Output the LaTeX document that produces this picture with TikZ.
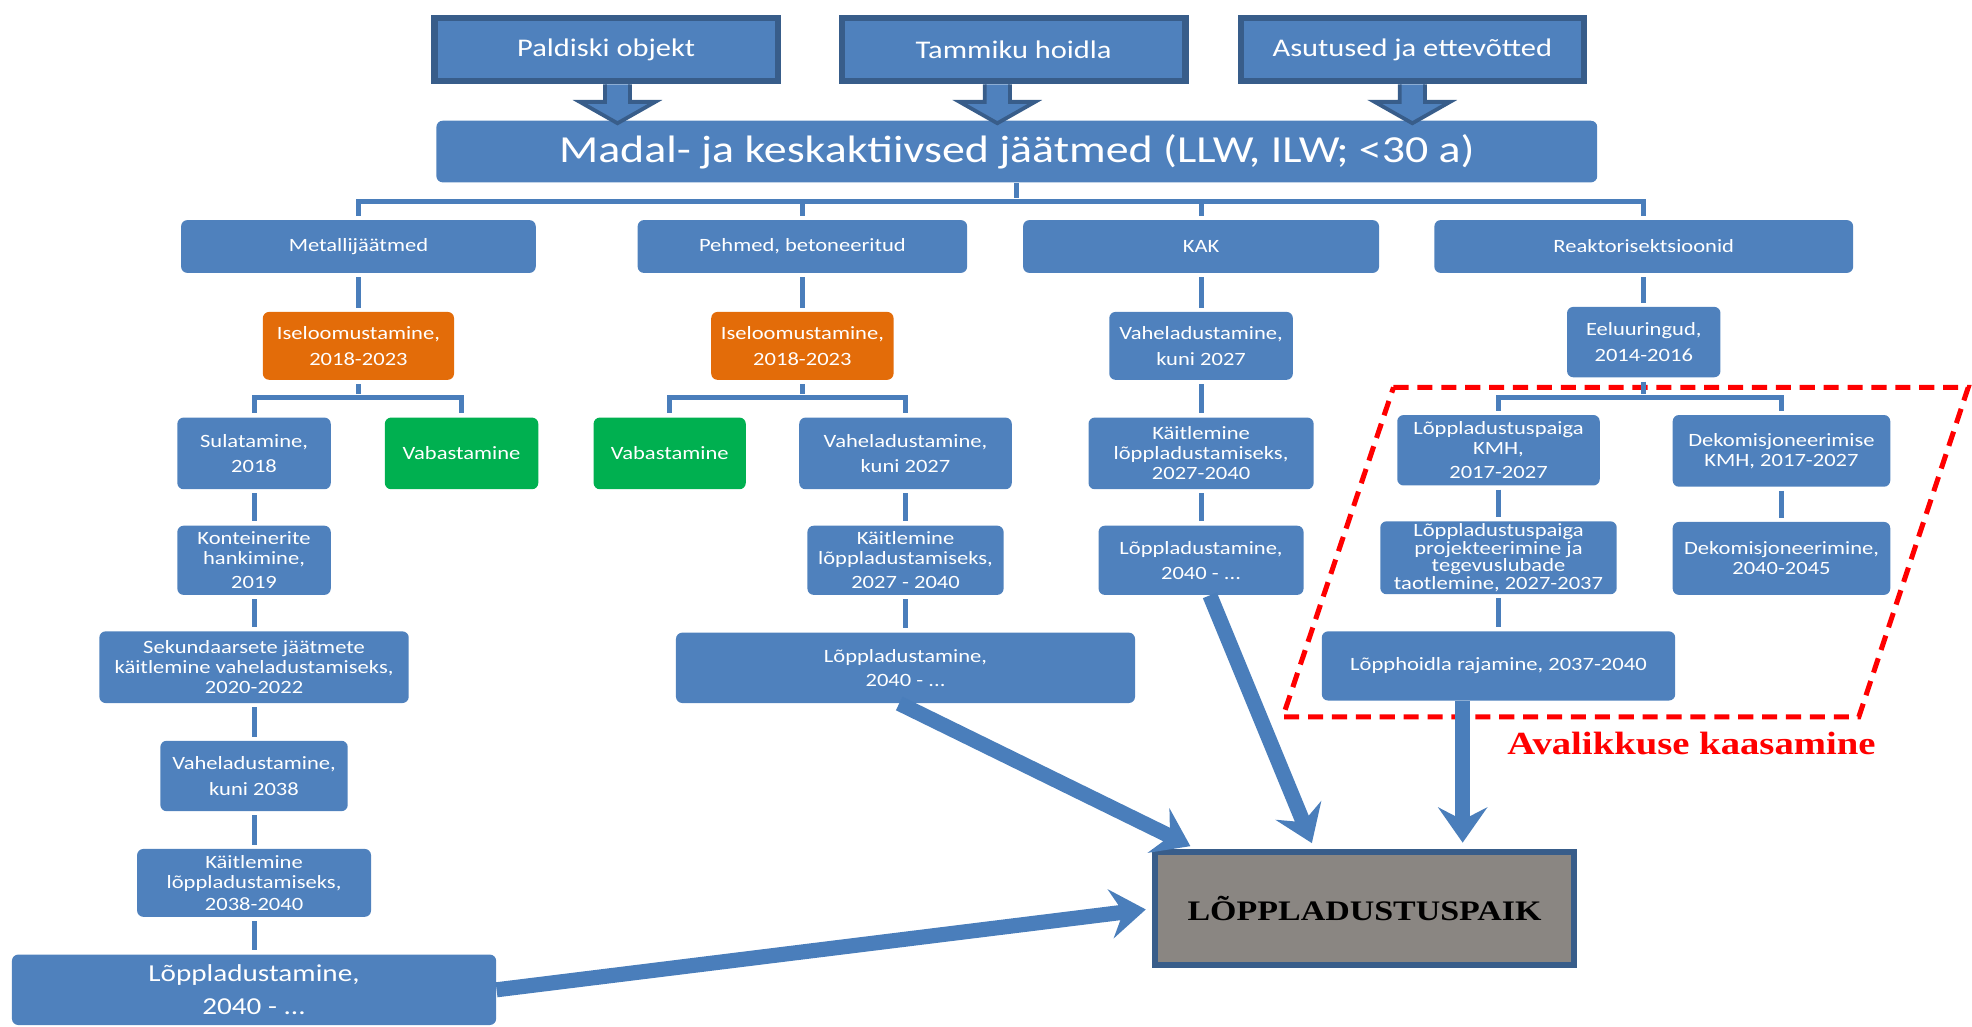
\documentclass[tikz,border=0pt]{standalone}
\usepackage{fontspec}
\usetikzlibrary{arrows.meta}
\newfontfamily\boxfont[FakeStretch=1.2]{Carlito}
\newfontfamily\capfont[FakeStretch=1.2]{Liberation Serif}
\definecolor{boxblue}{HTML}{4F81BD}
\definecolor{edgeblue}{HTML}{385D8A}
\definecolor{linkblue}{HTML}{4A7EBB}
\definecolor{boxorange}{HTML}{E36C09}
\definecolor{boxgreen}{HTML}{00B050}
\definecolor{sitegray}{HTML}{8A8682}

\begin{document}
\begin{tikzpicture}[x=0.2mm, y=-0.2mm,
    wh/.style 2 args={minimum width=#1*0.2mm, minimum height=#2*0.2mm},
    box/.style={fill=boxblue, rounded corners=1mm, text=white, align=center, inner sep=1pt,
        font=\boxfont\fontsize{8.5}{9}\selectfont},
    orangebox/.style={box, fill=boxorange},
    greenbox/.style={box, fill=boxgreen},
    topbox/.style={fill=boxblue, draw=edgeblue, line width=1mm, text=white, align=center,
        minimum width=54.6mm, minimum height=10mm, font=\boxfont\fontsize{11.5}{12}\selectfont},
    blockarrow/.style={fill=boxblue, draw=edgeblue, line width=0.6mm, line join=miter},
    link/.style={draw=linkblue, line width=0.8mm, shorten >=0.6mm},
    gap/.style={shorten <=0.6mm},
    bigarrow/.style={draw=linkblue, line width=2.4mm, shorten >=1mm,
        -{Stealth[length=5.6mm, width=7.8mm, inset=2mm]}}]
    \useasboundingbox (0,0) rectangle (1568,816);

    % public involvement frame
    \draw[red, line width=0.8mm, dash pattern=on 2.4mm off 1.4mm]
        (1108,308) -- (1565,308) -- (1478,570) -- (1020,570) -- cycle;
    \node[text=red, font=\capfont\bfseries\fontsize{14.6}{16}\selectfont] (avalik) at (1345,591) {Avalikkuse kaasamine};

    % sources
    \node[topbox] (paldiski) at (482,39.5) {Paldiski objekt};
    \node[topbox] (tammiku) at (806,39.5) {Tammiku hoidla};
    \node[topbox] (asutused) at (1123,39.5) {Asutused ja ettevõtted};
    \node[box, wh={923}{49}, font=\boxfont\fontsize{17.3}{18}\selectfont] (madal) at (808.5,120.5)
        {Madal- ja keskaktiivsed jäätmed (LLW, ILW; <30 a)};
    \foreach \src/\dx in {paldiski/9, tammiku/-13, asutused/0}
        \draw[blockarrow] ([xshift=\dx*0.2mm]\src.south) ++(-10,0) -- ++(0,14) -- ++(-20,0)
            -- ++(30,17) -- ++(30,-17) -- ++(-20,0) -- ++(0,-14);

    % waste groups
    \node[box, wh={282}{42}] (metall) at (285,196) {Metallijäätmed};
    \node[box, wh={262}{42}] (pehmed) at (638,196) {Pehmed, betoneeritud};
    \node[box, wh={283}{42}] (kak) at (955,196) {KAK};
    \node[box, wh={333}{42}] (reaktor) at (1307,196) {Reaktorisektsioonid};

    % metal waste
    \node[orangebox, wh={152}{54}] (iselo1) at (285,275) {Iseloomustamine,\\[2.5pt]2018-2023};
    \node[box, wh={122}{57}] (sula) at (202,360.5) {Sulatamine,\\[2.5pt]2018};
    \node[greenbox, wh={122}{57}] (vaba1) at (367,360.5) {Vabastamine};
    \node[box, wh={122}{55}] (konteiner) at (202,445.5) {Konteinerite\\hankimine,\\[2pt]2019};
    \node[box, wh={246}{57}] (sekund) at (202,530.5)
        {Sekundaarsete jäätmete\\käitlemine vaheladustamiseks,\\2020-2022};
    \node[box, wh={149}{56}] (vahe3) at (202,617) {Vaheladustamine,\\[2.5pt]kuni 2038};
    \node[box, wh={186}{54}] (kait3) at (202,702) {Käitlemine\\lõppladustamiseks,\\[1pt]2038-2040};
    \node[box, wh={385}{56}, font=\boxfont\fontsize{11}{13}\selectfont] (lopp3) at (202,787)
        {Lõppladustamine,\\[2pt]2040 - ...};

    % soft waste
    \node[orangebox, wh={145}{54}] (iselo2) at (638,275) {Iseloomustamine,\\[2.5pt]2018-2023};
    \node[greenbox, wh={121}{57}] (vaba2) at (532.5,360.5) {Vabastamine};
    \node[box, wh={169}{57}] (vahe2) at (720,360.5) {Vaheladustamine,\\[2.5pt]kuni 2027};
    \node[box, wh={156}{55}] (kait2) at (720,445.5) {Käitlemine\\lõppladustamiseks,\\[2pt]2027 - 2040};
    \node[box, wh={365}{56}] (lopp2) at (720,531) {Lõppladustamine,\\[2pt]2040 - ...};

    % KAK
    \node[box, wh={146}{54}] (vahe1) at (955,275) {Vaheladustamine,\\[2.5pt]kuni 2027};
    \node[box, wh={179}{57}] (kait1) at (955,360.5) {Käitlemine\\lõppladustamiseks,\\2027-2040};
    \node[box, wh={163}{55}] (lopp1) at (955,445.5) {Lõppladustamine,\\[2.5pt]2040 - ...};

    % reactor sections
    \node[box, wh={122}{56}] (eeluur) at (1307,272) {Eeluuringud,\\[2.5pt]2014-2016};
    \node[box, wh={161}{56}] (kmh1) at (1191.5,358) {Lõppladustuspaiga\\KMH,\\[2pt]2017-2027};
    \node[box, wh={173}{57}] (kmh2) at (1416.5,358.5) {Dekomisjoneerimise\\KMH, 2017-2027};
    \node[box, wh={188}{57}, font=\boxfont\fontsize{8.5}{8}\selectfont] (projekt) at (1191.5,443.5)
        {Lõppladustuspaiga\\projekteerimine ja\\tegevuslubade\\taotlemine, 2027-2037};
    \node[box, wh={173}{58}] (dekom) at (1416.5,444) {Dekomisjoneerimine,\\2040-2045};
    \node[box, wh={281}{55}] (rajamine) at (1191.5,529.5) {Lõpphoidla rajamine, 2037-2040};

    % repository
    \node[fill=sitegray, draw=edgeblue, line width=1mm, wh={333}{90},
        font=\capfont\bfseries\fontsize{12.8}{14}\selectfont] (koht) at (1085,722.5) {LÕPPLADUSTUSPAIK};

    % tree links
    \draw[link] (madal.south) -- ++(0,15) coordinate (b0);
    \foreach \n in {metall, pehmed, kak, reaktor}
        \draw[link] (b0) -| (\n.north);
    \draw[link, gap] (metall) -- (iselo1);
    \draw[link, gap] (pehmed) -- (iselo2);
    \draw[link, gap] (kak) -- (vahe1);
    \draw[link, gap] (reaktor) -- (eeluur);
    \draw[link, gap] (iselo1.south) -- ++(0,14) coordinate (b1);
    \draw[link] (b1) -| (sula.north);
    \draw[link] (b1) -| (vaba1.north);
    \draw[link, gap] (iselo2.south) -- ++(0,14) coordinate (b2);
    \draw[link] (b2) -| (vaba2.north);
    \draw[link] (b2) -| (vahe2.north);
    \draw[link, gap] (eeluur.south) -- ++(0,16) coordinate (b3);
    \draw[link] (b3) -| (kmh1.north);
    \draw[link] (b3) -| (kmh2.north);
    \draw[link, gap] (sula) -- (konteiner);
    \draw[link, gap] (konteiner) -- (sekund);
    \draw[link, gap] (sekund) -- (vahe3);
    \draw[link, gap] (vahe3) -- (kait3);
    \draw[link, gap] (kait3) -- (lopp3);
    \draw[link, gap] (vahe2) -- (kait2);
    \draw[link, gap] (kait2) -- (lopp2);
    \draw[link, gap] (vahe1) -- (kait1);
    \draw[link, gap] (kait1) -- (lopp1);
    \draw[link, gap] (kmh1) -- (projekt);
    \draw[link, gap] (projekt) -- (rajamine);
    \draw[link, gap] (kmh2) -- (dekom);

    % into the repository
    \draw[bigarrow] ([xshift=-1mm]lopp2.south) -- ([xshift=7mm]koht.north west);
    \draw[bigarrow] ([xshift=1.4mm]lopp1.south) -- ([xshift=25.8mm]koht.north west);
    \draw[bigarrow] ([xshift=-5.7mm]rajamine.south) -- ([xshift=-5.7mm]rajamine.south |- koht.north);
    \draw[bigarrow] (lopp3.east) -- (koht.west);
\end{tikzpicture}
\end{document}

::::::

— Job —
Write out an exact copy of the listing, first line through the line containing "(avalik) at (1345,591)", with the pictures left out.

— Solution for this exercise —
Output the LaTeX document that produces this picture with TikZ.
\documentclass[tikz,border=0pt]{standalone}
\usepackage{fontspec}
\usetikzlibrary{arrows.meta}
\newfontfamily\boxfont[FakeStretch=1.2]{Carlito}
\newfontfamily\capfont[FakeStretch=1.2]{Liberation Serif}
\definecolor{boxblue}{HTML}{4F81BD}
\definecolor{edgeblue}{HTML}{385D8A}
\definecolor{linkblue}{HTML}{4A7EBB}
\definecolor{boxorange}{HTML}{E36C09}
\definecolor{boxgreen}{HTML}{00B050}
\definecolor{sitegray}{HTML}{8A8682}

\begin{document}
\begin{tikzpicture}[x=0.2mm, y=-0.2mm,
    wh/.style 2 args={minimum width=#1*0.2mm, minimum height=#2*0.2mm},
    box/.style={fill=boxblue, rounded corners=1mm, text=white, align=center, inner sep=1pt,
        font=\boxfont\fontsize{8.5}{9}\selectfont},
    orangebox/.style={box, fill=boxorange},
    greenbox/.style={box, fill=boxgreen},
    topbox/.style={fill=boxblue, draw=edgeblue, line width=1mm, text=white, align=center,
        minimum width=54.6mm, minimum height=10mm, font=\boxfont\fontsize{11.5}{12}\selectfont},
    blockarrow/.style={fill=boxblue, draw=edgeblue, line width=0.6mm, line join=miter},
    link/.style={draw=linkblue, line width=0.8mm, shorten >=0.6mm},
    gap/.style={shorten <=0.6mm},
    bigarrow/.style={draw=linkblue, line width=2.4mm, shorten >=1mm,
        -{Stealth[length=5.6mm, width=7.8mm, inset=2mm]}}]
    \useasboundingbox (0,0) rectangle (1568,816);

    % public involvement frame
    \draw[red, line width=0.8mm, dash pattern=on 2.4mm off 1.4mm]
        (1108,308) -- (1565,308) -- (1478,570) -- (1020,570) -- cycle;
    \node[text=red, font=\capfont\bfseries\fontsize{14.6}{16}\selectfont] (avalik) at (1345,591) {Avalikkuse kaasamine};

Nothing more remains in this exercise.